"I don't want dinner. I want breakfast," Katie said. "Oh yeah? Like what?" I asked. Without hesitation, she replied, "Fruit and nuts and gravy!"
Back from Target with Will, Katie announced, "Daddy let me touch the toys because I have a friendly daddy."
Katie, handing me a card she made: "Here, Mom, I made this for you!"
Me: "Oh thank you! I love it. I like the blue and purple together. Does it go this way or that way?"
Katie: "This way!"
Me: "Oh. What is it?"
Katie: "A thank you card for you!"
Me: "Me? Oh thank you. Why are you giving me a thank you card?"

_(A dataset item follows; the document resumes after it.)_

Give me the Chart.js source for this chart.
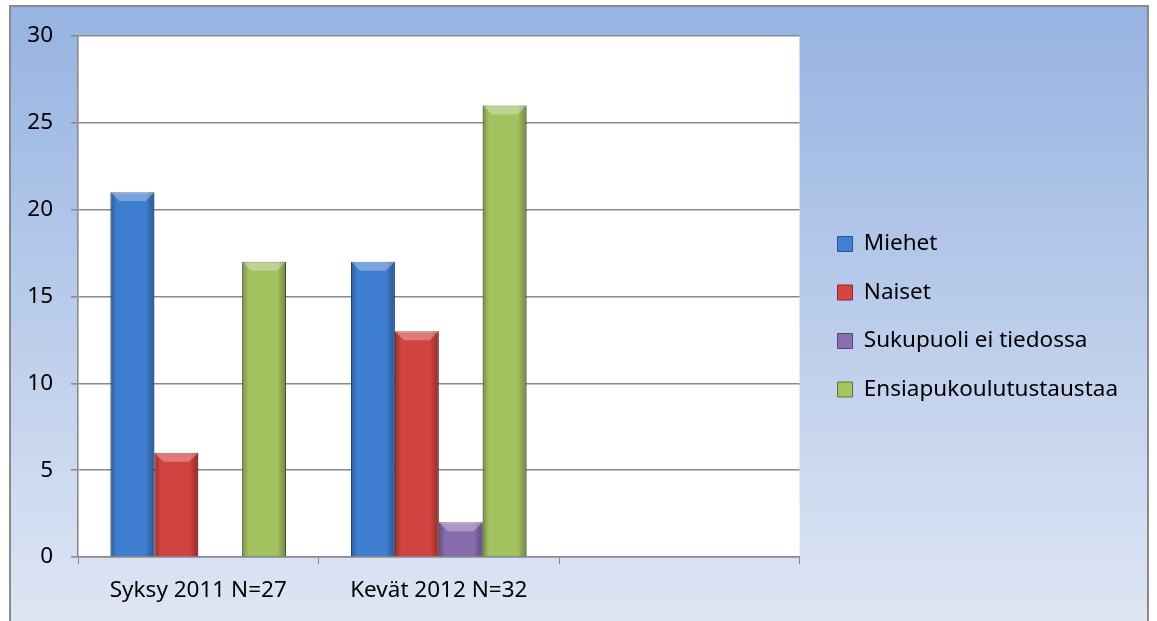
<!DOCTYPE html>
<html>
<head>
<meta charset="utf-8">
<script src="https://cdn.jsdelivr.net/npm/chart.js@4/dist/chart.umd.min.js"></script>
<style>
  html, body { margin: 0; padding: 0; background: #fff; }
  #wrap { width: 1157px; height: 621px; }
</style>
</head>
<body>
<div id="wrap"><canvas id="chart" width="1157" height="621"></canvas></div>
<script>
// Luokat ja sarjat
const categories = ['Syksy 2011 N=27', 'Kevät 2012 N=32', ''];
const miehet = [21, 17, null];
const naiset = [6, 13, null];
const sukupuoliEiTiedossa = [0, 2, null];
const ensiapu = [17, 26, null];
const yTicks = [0, 5, 10, 15, 20, 25, 30];

const FONT = "'Noto Sans'";
const FSIZE = 22.5;
const GRID = '#8a8a8a';

// Tausta ja kehys
const backgroundPlugin = {
    id: 'tausta',
    beforeDraw(chart) {
        const ctx = chart.ctx;
        const a = chart.chartArea;
        ctx.save();
        const g = ctx.createLinearGradient(0, 6, 0, 640);
        g.addColorStop(0, '#96b3e2');
        g.addColorStop(1, '#e0e7f4');
        ctx.fillStyle = g;
        ctx.fillRect(10, 6, 1138, 640);
        ctx.strokeStyle = '#8a8a8a';
        ctx.lineWidth = 2;
        ctx.strokeRect(10, 6, 1138, 640);
        ctx.fillStyle = '#ffffff';
        ctx.fillRect(a.left, a.top, a.right - a.left, a.bottom - a.top);
        ctx.restore();
    }
};

// Viistetyt palkit
const bevelPlugin = {
    id: 'viiste',
    afterDatasetsDraw(chart) {
        const ctx = chart.ctx;
        ctx.save();
        chart.data.datasets.forEach((ds, i) => {
            const meta = chart.getDatasetMeta(i);
            meta.data.forEach((bar, j) => {
                if (!ds.data[j]) return;
                const w = bar.width;
                const l = bar.x - w / 2;
                const r = bar.x + w / 2;
                const t = bar.y;
                const b = bar.base;
                const bv = 9;
                const hg = ctx.createLinearGradient(l, 0, r, 0);
                hg.addColorStop(0, 'rgba(0,0,0,0.28)');
                hg.addColorStop(0.14, 'rgba(0,0,0,0.02)');
                hg.addColorStop(0.8, 'rgba(0,0,0,0.02)');
                hg.addColorStop(1, 'rgba(0,0,0,0.32)');
                ctx.fillStyle = hg;
                ctx.fillRect(l, t, w, b - t);
                ctx.beginPath();
                ctx.moveTo(l, t);
                ctx.lineTo(r, t);
                ctx.lineTo(r - bv, t + bv);
                ctx.lineTo(l + bv, t + bv);
                ctx.closePath();
                ctx.fillStyle = 'rgba(255,255,255,0.3)';
                ctx.fill();
            });
        });
        ctx.restore();
    }
};

function piirra() {
    new Chart(document.getElementById('chart'), {
        type: 'bar',
        data: {
            labels: categories,
            datasets: [
                { label: 'Miehet', data: miehet, backgroundColor: '#3f80d3', borderColor: '#2b5893' },
                { label: 'Naiset', data: naiset, backgroundColor: '#d44441', borderColor: '#8e2b29' },
                { label: 'Sukupuoli ei tiedossa', data: sukupuoliEiTiedossa, backgroundColor: '#8b6db1', borderColor: '#5a4478' },
                { label: 'Ensiapukoulutustaustaa', data: ensiapu, backgroundColor: '#a5c561', borderColor: '#5e7331' }
            ]
        },
        options: {
            responsive: false,
            animation: false,
            layout: { padding: { left: 0, top: 36, right: 29, bottom: 4 } },
            datasets: {
                bar: { barPercentage: 1, categoryPercentage: 0.73, borderWidth: 1 }
            },
            plugins: {
                legend: {
                    position: 'right',
                    align: 'start',
                    maxWidth: 340,
                    // tyhjä otsikko siirtää selitteen alemmas
                    title: { display: true, text: ' ', font: { size: FSIZE }, padding: { top: 143.75, bottom: 0 } },
                    labels: {
                        font: { family: FONT, size: FSIZE },
                        color: '#000',
                        boxWidth: 15,
                        boxHeight: 15,
                        padding: 26
                    }
                },
                tooltip: { enabled: false }
            },
            scales: {
                x: {
                    grid: { drawOnChartArea: false, drawTicks: true, tickLength: 7, color: GRID, offset: true },
                    border: { color: GRID, width: 1.5 },
                    ticks: { font: { family: FONT, size: FSIZE }, color: '#000', padding: 13 }
                },
                y: {
                    min: 0,
                    max: 30,
                    afterBuildTicks(scale) { scale.ticks = yTicks.map(v => ({ value: v })); },
                    grid: { color: GRID, lineWidth: 1.6, tickLength: 7 },
                    border: { color: GRID, width: 1.6 },
                    ticks: { font: { family: FONT, size: FSIZE }, color: '#000', padding: 18 },
                    afterFit(scale) { scale.width = 78; }
                },
                // tyhjä väli kuvaajan ja selitteen välissä
                vali: {
                    position: 'right',
                    min: 0,
                    max: 30,
                    grid: { display: false, drawOnChartArea: false },
                    border: { display: false },
                    ticks: { display: false },
                    afterFit(scale) { scale.width = 12; }
                }
            }
        },
        plugins: [backgroundPlugin, bevelPlugin]
    });
}

document.fonts.load(FSIZE + 'px ' + FONT).then(piirra, piirra);
</script>
</body>
</html>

Katie, thinking a minute first: "For being a good mom!"
We hug. I'm beaming. Then Katie plops down on the futon and says, "Is it my turn to watch TV?"
"Mama, you have to try new things," Katie told me when I asked her to quit putting edamame dip on the grapes.
"I not gonna call you Katie anymore," Katie said to the doll she calls her sister. She changed her voice, speaking for the doll, "Why not Katie?" She changed her voice back to her own, "Because we can't have two Katie's in the house, so we'll have one big Katie and one little Bacca."
When I was talking about my brother, Katie asked, "Where's my brother?" I said, "You don't have a brother." So she asked, "Where's my sister?" I said, "You don't have a brother or a sister. You're an only child." Immediately she replied, "I'm a one-man band!"
Katie: "Is your birthday today?"
Me: "No, my birthday is in November."
Katie: "Is this November?"
Me: "No, this is August."
Katie: "When is November?"
Me: "In three months. Then I'll be 40!"
Katie: "And then you'll be as tall as Daddy!"
Katie: "How come cows make milk?"
Me: "To feed their babies like I used to breastfeed you."
Katie: "I wish your yoni had a door."
Me: "You wish my yoni had a door?"
Katie: "Uh huh."
Katie: "So when I was stuck in your tummy I could go out through the door."
Me, referring to my emergency C-section, "Well, that was the idea, but it didn't work out for us."
"Katie At Different Ages" March 2010
(clockwise beginning with the top left figure: "Me when I am four now." "Me when I was three." "Me when I inside you where the food goes down to me and I get it and grow" aka the placenta. "Me inside your tummy.")
Katie, around bedtime: "I hungry. I want breakfast."
Me: "You want breakfast now?"
Katie: "We eat breakfast at night time because we nocturnal. We pretending to be sloths."
I asked Katie how she spells her name and she said, "K-A-T-I-E!" Earlier in the day I overheard her telling her imaginary friends that she likes to go by Katie and not Kate. So I asked if she wants Daddy and me to call her Katie instead of Kate. "Yes!" She beamed.
Katie, doing the voice of her imaginary friend: "What's your name?"
Katie, in her own voice: "Kate."
Imaginary Friend: "I thought it was Katie."
Katie: "Oh, I forgot, yes. My name is Katie."
It's been an exhausting week after I found out my brother Pat has terminal liver failure. So tonight, I was vegging in the living room chair after dinner. Katie wanted to watch a Kai-Lan DVD that was still inside the player. She asked, "Why is that called a TV?" I said, "It stands for television." She said, "Is this the screen?" I said, "Yes, and here's the cable box, the DVD player, and the VCR." I turned on all four machines and sat back down in the chair. Katie pushed the play button on the DVD player, but nothing happened. I said, "I think it's stuck. Push stop and then push play again." She asked, "Where the stop?" I would normally get up and show her, but I was so tired I decided to see if she could "read" the button. I said, "It's spelled S-T-O-P." She searched the buttons, had me repeat the spelling two more times, then she said, "S-T-O-P!" and pushed the stop button. Does that count as reading her first word?
My favorite TV show, Real Time with Bill Maher, had been on hiatus for a couple months. I turned it on this evening. When Katie heard the music she said, "Ooooh, I love this!"
Me: "Are you going to give your poop a little drink?" (Katie once said she was going to give her poop a little drink when she peed after she pooped.)
Katie: "No. If my poop gets a drink then the poop will have to go pee!"
Katie, giving me a bite of her naan, "I'm nice to you."
Me: "Yes you are. How come?"
Katie: "Because I want you to be happy."